## START GIVEN DATA

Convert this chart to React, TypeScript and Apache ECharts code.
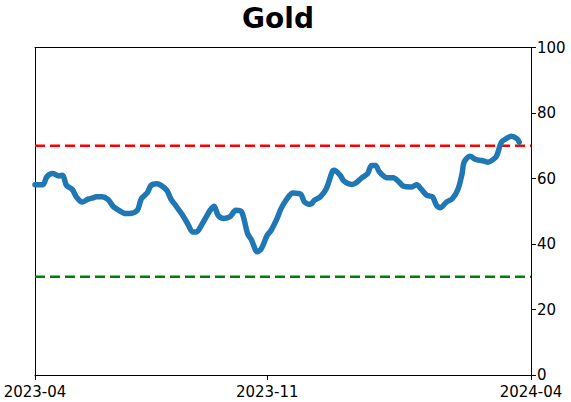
import React, { useEffect, useRef } from "react";
import * as echarts from "echarts";

// trading-day index along the x axis
const xMax = 252;
const tickPositions = [0, 118, 252];
const tickLabels = ["2023-04", "2023-11", "2024-04"];

const seriesIdx = [
  0, 4, 6, 9, 12, 14, 16, 19, 21, 24, 27, 30, 31, 34, 37, 40, 42, 46, 48, 52,
  54, 57, 59, 62, 64, 67, 69, 72, 75, 78, 80, 82, 85, 87, 89, 91, 93, 96, 99,
  102, 105, 108, 110, 113, 115, 118, 120, 123, 125, 128, 131, 135, 137, 140,
  142, 145, 148, 151, 152, 155, 157, 161, 163, 166, 169, 171, 173, 175, 179,
  182, 185, 187, 191, 194, 196, 199, 202, 204, 206, 209, 212, 215, 217, 218,
  221, 224, 227, 230, 234, 235, 237, 240, 242, 245, 246,
];
const seriesVal = [
  58.1, 58.1, 60.5, 61.5, 60.8, 61, 57.9, 56.6, 54.4, 52.8, 53.7, 54.2, 54.4,
  54.4, 53.6, 51.3, 50.5, 49.3, 49.3, 50.3, 53.8, 55.6, 57.9, 58.4, 57.9, 56.4,
  53.8, 51.3, 48.8, 45.7, 43.7, 43.7, 46.2, 48.3, 50.3, 51.5, 48.8, 47.8, 48.3,
  50.3, 49.8, 43.2, 41.2, 37.6, 38.6, 42.7, 44.2, 47.8, 50.8, 53.8, 55.6, 55.2,
  52.8, 52.1, 53.4, 54.4, 56.9, 62, 62.5, 61, 59.2, 58.2, 58.6, 60.2, 61.5, 64,
  64, 62, 60.2, 60.2, 58.9, 57.7, 57.4, 58.1, 56.9, 54.9, 54.4, 51.8, 51.1,
  52.8, 53.8, 56.9, 61.5, 65, 66.8, 65.8, 65.5, 65, 66.4, 67.6, 71.1, 72.4,
  72.9, 72.1, 71.1,
];
const upperThreshold = 70;
const lowerThreshold = 30;

const FONT = "DejaVu Sans";
const spine = { show: true, onZero: false, lineStyle: { color: "#000", width: 1 } };

export default function App() {
  const ref = useRef<HTMLDivElement>(null);
  useEffect(() => {
    if (!ref.current) return;
    const chart = echarts.init(ref.current, undefined, { renderer: "svg" });
    const lineData = seriesIdx.map((x, i) => [x, seriesVal[i]]);
    chart.setOption({
      animation: false,
      title: {
        text: "Gold",
        left: 273,
        top: -1,
        textAlign: "center",
        textStyle: { fontFamily: FONT, fontSize: 28, fontWeight: "bold", color: "#000" },
      },
      grid: {
        left: 35,
        right: 40,
        top: 47.5,
        bottom: 27,
      },
      xAxis: [
        {
          type: "value",
          min: 0,
          max: xMax,
          position: "bottom",
          splitLine: { show: false },
          axisLine: spine,
          axisTick: {
            show: true,
            inside: false,
            length: 5,
            customValues: tickPositions,
            lineStyle: { color: "#000" },
          },
          axisLabel: {
            show: true,
            customValues: tickPositions,
            formatter: (v: number) => {
              const i = tickPositions.indexOf(Math.round(v));
              return i >= 0 ? tickLabels[i] : "";
            },
            fontFamily: FONT,
            fontSize: 15,
            color: "#000",
            margin: 9,
            showMinLabel: true,
            showMaxLabel: true,
          },
        },
        {
          type: "value",
          min: 0,
          max: xMax,
          position: "top",
          splitLine: { show: false },
          axisLine: spine,
          axisTick: { show: false },
          axisLabel: { show: false },
        },
      ],
      yAxis: [
        {
          type: "value",
          position: "right",
          min: 0,
          max: 100,
          interval: 20,
          splitLine: { show: false },
          axisLine: spine,
          axisTick: { show: true, inside: false, length: 5, lineStyle: { color: "#000" } },
          axisLabel: {
            fontFamily: FONT,
            fontSize: 15,
            color: "#000",
            margin: 6,
          },
        },
        {
          type: "value",
          position: "left",
          min: 0,
          max: 100,
          interval: 20,
          splitLine: { show: false },
          axisLine: spine,
          axisTick: { show: false },
          axisLabel: { show: false },
        },
      ],
      series: [
        {
          type: "line",
          data: [
            [0, upperThreshold],
            [xMax, upperThreshold],
          ],
          showSymbol: false,
          lineStyle: { color: "#ff0000", width: 2.5, type: [10, 5] },
          z: 1,
          silent: true,
        },
        {
          type: "line",
          data: [
            [0, lowerThreshold],
            [xMax, lowerThreshold],
          ],
          showSymbol: false,
          lineStyle: { color: "#008000", width: 2.5, type: [10, 5] },
          z: 1,
          silent: true,
        },
        {
          type: "line",
          data: lineData,
          showSymbol: false,
          smooth: 0.3,
          lineStyle: { color: "#1f77b4", width: 5.5, cap: "round", join: "round" },
          z: 3,
        },
      ],
    });
    return () => chart.dispose();
  }, []);
  return (
    <div
      ref={ref}
      style={{ position: "absolute", left: 0, top: 0, width: 571, height: 402 }}
    />
  );
}
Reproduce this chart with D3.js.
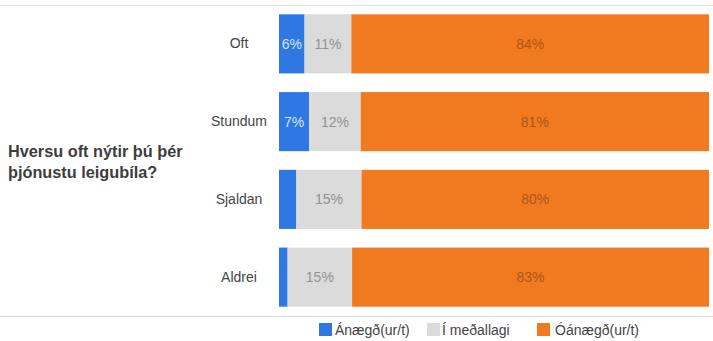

## END GIVEN DATA

Drop the pictures and reproduce the rest of the entries above exactly.

RESPONSE BELOW:
Convert this chart to React, TypeScript and Apache ECharts code.
import React, { useEffect, useRef } from "react";
import * as echarts from "echarts";

// trading-day index along the x axis
const xMax = 252;
const tickPositions = [0, 118, 252];
const tickLabels = ["2023-04", "2023-11", "2024-04"];

const seriesIdx = [
  0, 4, 6, 9, 12, 14, 16, 19, 21, 24, 27, 30, 31, 34, 37, 40, 42, 46, 48, 52,
  54, 57, 59, 62, 64, 67, 69, 72, 75, 78, 80, 82, 85, 87, 89, 91, 93, 96, 99,
  102, 105, 108, 110, 113, 115, 118, 120, 123, 125, 128, 131, 135, 137, 140,
  142, 145, 148, 151, 152, 155, 157, 161, 163, 166, 169, 171, 173, 175, 179,
  182, 185, 187, 191, 194, 196, 199, 202, 204, 206, 209, 212, 215, 217, 218,
  221, 224, 227, 230, 234, 235, 237, 240, 242, 245, 246,
];
const seriesVal = [
  58.1, 58.1, 60.5, 61.5, 60.8, 61, 57.9, 56.6, 54.4, 52.8, 53.7, 54.2, 54.4,
  54.4, 53.6, 51.3, 50.5, 49.3, 49.3, 50.3, 53.8, 55.6, 57.9, 58.4, 57.9, 56.4,
  53.8, 51.3, 48.8, 45.7, 43.7, 43.7, 46.2, 48.3, 50.3, 51.5, 48.8, 47.8, 48.3,
  50.3, 49.8, 43.2, 41.2, 37.6, 38.6, 42.7, 44.2, 47.8, 50.8, 53.8, 55.6, 55.2,
  52.8, 52.1, 53.4, 54.4, 56.9, 62, 62.5, 61, 59.2, 58.2, 58.6, 60.2, 61.5, 64,
  64, 62, 60.2, 60.2, 58.9, 57.7, 57.4, 58.1, 56.9, 54.9, 54.4, 51.8, 51.1,
  52.8, 53.8, 56.9, 61.5, 65, 66.8, 65.8, 65.5, 65, 66.4, 67.6, 71.1, 72.4,
  72.9, 72.1, 71.1,
];
const upperThreshold = 70;
const lowerThreshold = 30;

const FONT = "DejaVu Sans";
const spine = { show: true, onZero: false, lineStyle: { color: "#000", width: 1 } };

export default function App() {
  const ref = useRef<HTMLDivElement>(null);
  useEffect(() => {
    if (!ref.current) return;
    const chart = echarts.init(ref.current, undefined, { renderer: "svg" });
    const lineData = seriesIdx.map((x, i) => [x, seriesVal[i]]);
    chart.setOption({
      animation: false,
      title: {
        text: "Gold",
        left: 273,
        top: -1,
        textAlign: "center",
        textStyle: { fontFamily: FONT, fontSize: 28, fontWeight: "bold", color: "#000" },
      },
      grid: {
        left: 35,
        right: 40,
        top: 47.5,
        bottom: 27,
      },
      xAxis: [
        {
          type: "value",
          min: 0,
          max: xMax,
          position: "bottom",
          splitLine: { show: false },
          axisLine: spine,
          axisTick: {
            show: true,
            inside: false,
            length: 5,
            customValues: tickPositions,
            lineStyle: { color: "#000" },
          },
          axisLabel: {
            show: true,
            customValues: tickPositions,
            formatter: (v: number) => {
              const i = tickPositions.indexOf(Math.round(v));
              return i >= 0 ? tickLabels[i] : "";
            },
            fontFamily: FONT,
            fontSize: 15,
            color: "#000",
            margin: 9,
            showMinLabel: true,
            showMaxLabel: true,
          },
        },
        {
          type: "value",
          min: 0,
          max: xMax,
          position: "top",
          splitLine: { show: false },
          axisLine: spine,
          axisTick: { show: false },
          axisLabel: { show: false },
        },
      ],
      yAxis: [
        {
          type: "value",
          position: "right",
          min: 0,
          max: 100,
          interval: 20,
          splitLine: { show: false },
          axisLine: spine,
          axisTick: { show: true, inside: false, length: 5, lineStyle: { color: "#000" } },
          axisLabel: {
            fontFamily: FONT,
            fontSize: 15,
            color: "#000",
            margin: 6,
          },
        },
        {
          type: "value",
          position: "left",
          min: 0,
          max: 100,
          interval: 20,
          splitLine: { show: false },
          axisLine: spine,
          axisTick: { show: false },
          axisLabel: { show: false },
        },
      ],
      series: [
        {
          type: "line",
          data: [
            [0, upperThreshold],
            [xMax, upperThreshold],
          ],
          showSymbol: false,
          lineStyle: { color: "#ff0000", width: 2.5, type: [10, 5] },
          z: 1,
          silent: true,
        },
        {
          type: "line",
          data: [
            [0, lowerThreshold],
            [xMax, lowerThreshold],
          ],
          showSymbol: false,
          lineStyle: { color: "#008000", width: 2.5, type: [10, 5] },
          z: 1,
          silent: true,
        },
        {
          type: "line",
          data: lineData,
          showSymbol: false,
          smooth: 0.3,
          lineStyle: { color: "#1f77b4", width: 5.5, cap: "round", join: "round" },
          z: 3,
        },
      ],
    });
    return () => chart.dispose();
  }, []);
  return (
    <div
      ref={ref}
      style={{ position: "absolute", left: 0, top: 0, width: 571, height: 402 }}
    />
  );
}
Reproduce this chart with D3.js.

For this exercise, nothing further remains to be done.